See exactly how your loan is paid down — payment by payment — with a year-by-year breakdown of principal, interest, and remaining balance.
Amortization Schedule (Yearly)
This table summarizes each year of your loan — how much principal and interest you pay, and your balance at year-end. In the early years most of each payment is interest; the principal portion grows as the balance shrinks.
How Amortization Works
Amortization is the process of paying off a loan with equal periodic payments. Each payment is split between interest (calculated on the current balance) and principal (the rest). Because the balance falls over time, the interest portion shrinks and the principal portion grows with every payment.
Why Early Payments Are Mostly Interest
At the start of a loan the balance is at its highest, so the monthly interest charge is large and little of your payment goes to principal. This is why making extra principal payments early in a loan has an outsized effect on total interest.
Tip: One extra payment per year on a 30-year mortgage can cut roughly four to six years off the loan and save tens of thousands in interest.
Using the Schedule
Lenders provide an amortization schedule so you can see your payoff trajectory and the interest you'll pay over the life of the loan. Comparing schedules at different rates or terms is one of the clearest ways to understand the true cost of borrowing.
Frequently Asked Questions
What does amortization mean?
Amortization means spreading a loan into equal payments over time. Each payment covers the interest due that period plus a portion of the principal, so the balance steadily falls to zero by the final payment.
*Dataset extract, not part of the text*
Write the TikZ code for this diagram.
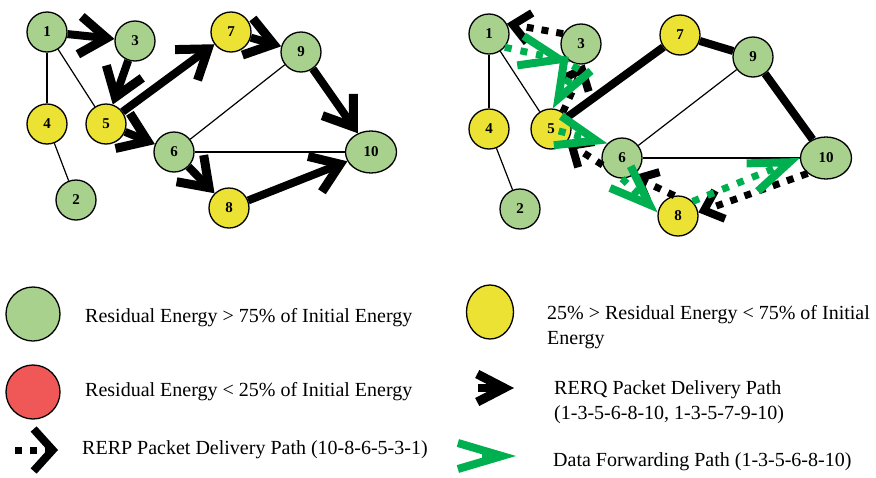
\documentclass[tikz,border=0pt]{standalone}
\usepackage{fontspec}
\setmainfont{Liberation Serif}
\usetikzlibrary{arrows.meta, shapes.geometric}
\definecolor{highE}{RGB}{169, 209, 142}
\definecolor{midE}{RGB}{235, 226, 52}
\definecolor{lowE}{RGB}{240, 88, 88}
\definecolor{fwd}{RGB}{0, 176, 80}

\begin{document}
\begin{tikzpicture}[x=1pt, y=-1pt,
    nd/.style={circle, draw=black, line width=1.3pt, minimum size=40pt, inner sep=0pt,
      font=\bfseries\fontsize{15}{15}\selectfont},
    hi/.style={nd, fill=highE},
    mid/.style={nd, fill=midE},
    wide/.style={ellipse, minimum width=51pt, minimum height=42pt},
    link/.style={line width=1.2pt},
    rerq/.style={line width=8pt, -{Straight Barb[length=27pt, width=38pt, line width=9pt]}},
    rerqline/.style={line width=8pt},
    rerp/.style={line width=7pt, dash pattern=on 7pt off 8pt, -{Straight Barb[length=17pt, width=30pt, line width=8pt]}},
    dataf/.style={fwd, line width=7pt, dash pattern=on 7pt off 9pt, -{Straight Barb[length=40pt, width=30pt, line width=8pt]}},
    txt/.style={anchor=west, inner sep=0pt, align=left, font=\fontsize{20}{25}\selectfont}]
\useasboundingbox (0,0) rectangle (876,477);

% left network: RERQ flooding
\node[hi] (l1) at (47,32) {1};
\node[hi] (l3) at (135,41) {3};
\node[mid] (l7) at (231,32) {7};
\node[hi] (l9) at (301,52) {9};
\node[mid] (l4) at (47,124) {4};
\node[mid] (l5) at (106,124) {5};
\node[hi] (l6) at (174,152) {6};
\node[hi, wide] (l10) at (371,152) {10};
\node[hi] (l2) at (76,200) {2};
\node[mid] (l8) at (229,208) {8};

\foreach \a/\b in {1/4, 1/5, 4/2, 6/9, 6/10}
  \draw[link] (l\a) -- (l\b);
\foreach \a/\b in {1/3, 3/5, 5/7, 7/9, 9/10, 5/6, 6/8, 8/10}
  \draw[rerq] (l\a) -- (l\b);

% right network: reply and data
\node[hi] (r1) at (489,34) {1};
\node[hi] (r3) at (581,44) {3};
\node[mid] (r7) at (680,35) {7};
\node[hi] (r9) at (753,57) {9};
\node[mid] (r4) at (489,129) {4};
\node[mid] (r5) at (551,129) {5};
\node[hi] (r6) at (622,158) {6};
\node[hi, wide] (r10) at (826,158) {10};
\node[hi] (r2) at (520,209) {2};
\node[mid] (r8) at (678,216) {8};

\foreach \a/\b in {1/4, 1/5, 4/2, 6/9, 6/10}
  \draw[link] (r\a) -- (r\b);
\foreach \a/\b in {5/7, 7/9, 9/10}
  \draw[rerqline] (r\a) -- (r\b);

% RERP back to the source
\draw[rerp] (r10.220) -- (r8.10);
\draw[rerp] (r8.100) -- (r6.-60);
\draw[rerp] (r6.200) -- (r5.-40);
\draw[rerp] (r5.55) -- (r3.-80);
\draw[rerp] (r3.150) -- (r1.30);

% data forwarding
\draw[dataf] (r1.-40) -- (r3.240);
\draw[dataf] (r3.-100) -- (r5.85);
\draw[dataf, shorten <=8pt] (r5.center) -- (r6.135);
\draw[dataf] (r6.-90) -- (r8.170);
\draw[dataf] (r8.45) -- (r10.180);

% legend
\node[hi, minimum size=54pt] (keyHigh) at (33,314) {};
\node[nd, fill=lowE, minimum size=54pt] (keyLow) at (33,392) {};
\node[mid, ellipse, minimum width=47pt, minimum height=54pt] (keyMid) at (490,312) {};

\coordinate (rp0) at (15,450);
\coordinate (rp1) at (58,450);
\draw[rerp, -{Straight Barb[length=19pt, width=42pt, line width=8pt]}] (rp0) -- (rp1);
\coordinate (rq0) at (478,388);
\coordinate (rq1) at (514,388);
\draw[rerq, -{Straight Barb[length=27pt, width=28pt, line width=9pt]}] (rq0) -- (rq1);
\coordinate (fw0) at (464,456);
\coordinate (fw1) at (516,456);
\draw[dataf, dash pattern=on 0pt off 18pt on 10pt off 40pt, -{Straight Barb[length=44pt, width=26pt, line width=8pt]}] (fw0) -- (fw1);

\node[txt] (keyHighTxt) at (85,318) {Residual Energy > 75\% of Initial Energy};
\node[txt] (keyLowTxt) at (85,392) {Residual Energy < 25\% of Initial Energy};
\node[txt] (keyRerpTxt) at (82,450) {RERP Packet Delivery Path (10-8-6-5-3-1)};
\node[txt] (keyMidTxt) at (547,327) {25\% > Residual Energy < 75\% of Initial\\Energy};
\node[txt] (keyRerqTxt) at (554,402) {RERQ Packet Delivery Path\\(1-3-5-6-8-10, 1-3-5-7-9-10)};
\node[txt] (keyFwdTxt) at (553,462) {Data Forwarding Path (1-3-5-6-8-10)};
\end{tikzpicture}
\end{document}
Why is most of my early payment interest?
Interest is charged on your outstanding balance, which is highest at the start. So early payments are mostly interest and little principal. As the balance drops, more of each payment goes to principal.
How can I pay off an amortized loan faster?
Make extra payments toward principal, especially early in the loan. Even small additional amounts reduce the balance that future interest is calculated on, shortening the term and lowering total interest.
Does this calculator handle mortgages?
Yes. The amortization math is identical for mortgages, auto loans, and personal loans. For a mortgage, remember your actual monthly payment may also include property taxes and insurance, which this schedule does not include.
What is the difference between the term and the amortization period?
For most consumer loans they are the same. In some commercial loans the payment is amortized over a long period but the balance is due (balloon) at the end of a shorter term.